RAW DATA:
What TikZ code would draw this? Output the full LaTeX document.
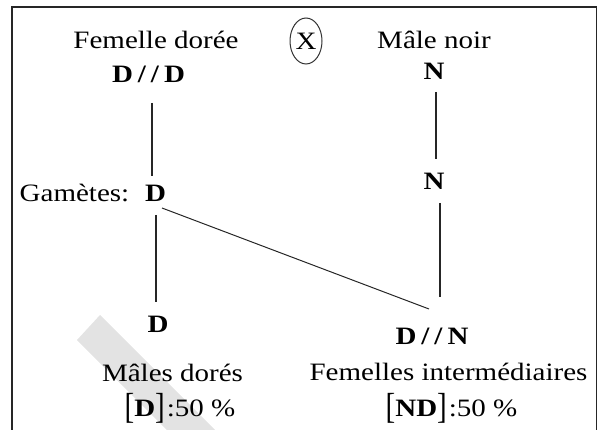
\documentclass[tikz,border=0pt]{standalone}
\usepackage{fontspec}
\setmainfont{Liberation Serif}[FakeStretch=1.16]
\usepackage{graphicx}
\usetikzlibrary{calc,shapes.geometric}
\newcommand{\brk}[1]{\raisebox{-2pt}{\scalebox{1}[1.45]{#1}}}
\newcommand{\dsl}{\kern5pt/\kern5pt/\kern5pt}
\begin{document}
\begin{tikzpicture}[x=1pt,y=-1pt,
  txt/.style={font=\fontsize{25}{30}\selectfont, inner sep=0pt, anchor=base},
  gen/.style={txt, font=\fontsize{25}{30}\selectfont\bfseries},
  link/.style={line width=1.2pt, black!85},
  diag/.style={line width=1pt, black!85}]
\useasboundingbox (0,0) rectangle (599,430);
% watermark band
\fill[black!11] (100,315) -- (77,340) -- (167,430) -- (215,430) -- cycle;
% frame
\begin{scope}
\clip (0,0) rectangle (599,430);
\draw[line width=1.5pt, black!85] (12,7) rectangle (596.5,445);
\end{scope}
% texts
\node[txt] (fem) at (156,49) {Femelle dorée};
\node[txt] (male) at (434,49) {Mâle noir};
\node[draw, ellipse, line width=1pt, black!80, minimum width=32pt, minimum height=46pt, inner sep=0pt,
      font=\fontsize{25}{30}\selectfont, text=black] (cross) at (306,41) {X};
\node[gen] (DD) at (148.5,83) {D\dsl D};
\node[gen] (Ntop) at (434,80) {N};
\node[gen] (Nmid) at (434,190) {N};
\node[txt] (gam) at (74.5,202) {Gamètes:};
\node[gen] (Dg) at (155.5,202) {D};
\node[gen] (Dbot) at (158,332) {D};
\node[gen] (DN) at (432,344) {D\dsl N};
\node[txt] (mal) at (172.5,381) {Mâles dorés};
\node[txt] (fi) at (448.5,380) {Femelles intermédiaires};
\node[txt] (pD) at (180,416) {\brk{[}\textbf{D}\brk{]}\kern2pt:50 \%};
\node[txt] (pND) at (451.5,416) {\brk{[}\textbf{ND}\brk{]}\kern2pt:50 \%};
% connectors
\draw[link] ([xshift=3.5pt,yshift=-20pt]DD.base) -- ([xshift=-3.5pt,yshift=26pt]Dg.base);
\draw[link] ([xshift=2pt,yshift=-12pt]Ntop.base) -- ([xshift=2pt,yshift=31pt]Nmid.base);
\draw[link] ([xshift=6pt,yshift=-13pt]Nmid.base) -- ([xshift=8pt,yshift=47pt]DN.base);
\draw[link] ([xshift=0.5pt,yshift=-13pt]Dg.base) -- ([xshift=-2pt,yshift=30pt]Dbot.base);
\draw[diag] ([xshift=6.5pt,yshift=-6pt]Dg.base) -- ([xshift=-3pt,yshift=35pt]DN.base);
\end{tikzpicture}
\end{document}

WHAT IS NEEDED: Please write out all the data again word for word, but not the pictures.

RESULT BELOW:
What TikZ code would draw this? Output the full LaTeX document.
\documentclass[tikz,border=0pt]{standalone}
\usepackage{fontspec}
\setmainfont{Liberation Serif}[FakeStretch=1.16]
\usepackage{graphicx}
\usetikzlibrary{calc,shapes.geometric}
\newcommand{\brk}[1]{\raisebox{-2pt}{\scalebox{1}[1.45]{#1}}}
\newcommand{\dsl}{\kern5pt/\kern5pt/\kern5pt}
\begin{document}
\begin{tikzpicture}[x=1pt,y=-1pt,
  txt/.style={font=\fontsize{25}{30}\selectfont, inner sep=0pt, anchor=base},
  gen/.style={txt, font=\fontsize{25}{30}\selectfont\bfseries},
  link/.style={line width=1.2pt, black!85},
  diag/.style={line width=1pt, black!85}]
\useasboundingbox (0,0) rectangle (599,430);
% watermark band
\fill[black!11] (100,315) -- (77,340) -- (167,430) -- (215,430) -- cycle;
% frame
\begin{scope}
\clip (0,0) rectangle (599,430);
\draw[line width=1.5pt, black!85] (12,7) rectangle (596.5,445);
\end{scope}
% texts
\node[txt] (fem) at (156,49) {Femelle dorée};
\node[txt] (male) at (434,49) {Mâle noir};
\node[draw, ellipse, line width=1pt, black!80, minimum width=32pt, minimum height=46pt, inner sep=0pt,
      font=\fontsize{25}{30}\selectfont, text=black] (cross) at (306,41) {X};
\node[gen] (DD) at (148.5,83) {D\dsl D};
\node[gen] (Ntop) at (434,80) {N};
\node[gen] (Nmid) at (434,190) {N};
\node[txt] (gam) at (74.5,202) {Gamètes:};
\node[gen] (Dg) at (155.5,202) {D};
\node[gen] (Dbot) at (158,332) {D};
\node[gen] (DN) at (432,344) {D\dsl N};
\node[txt] (mal) at (172.5,381) {Mâles dorés};
\node[txt] (fi) at (448.5,380) {Femelles intermédiaires};
\node[txt] (pD) at (180,416) {\brk{[}\textbf{D}\brk{]}\kern2pt:50 \%};
\node[txt] (pND) at (451.5,416) {\brk{[}\textbf{ND}\brk{]}\kern2pt:50 \%};
% connectors
\draw[link] ([xshift=3.5pt,yshift=-20pt]DD.base) -- ([xshift=-3.5pt,yshift=26pt]Dg.base);
\draw[link] ([xshift=2pt,yshift=-12pt]Ntop.base) -- ([xshift=2pt,yshift=31pt]Nmid.base);
\draw[link] ([xshift=6pt,yshift=-13pt]Nmid.base) -- ([xshift=8pt,yshift=47pt]DN.base);
\draw[link] ([xshift=0.5pt,yshift=-13pt]Dg.base) -- ([xshift=-2pt,yshift=30pt]Dbot.base);
\draw[diag] ([xshift=6.5pt,yshift=-6pt]Dg.base) -- ([xshift=-3pt,yshift=35pt]DN.base);
\end{tikzpicture}
\end{document}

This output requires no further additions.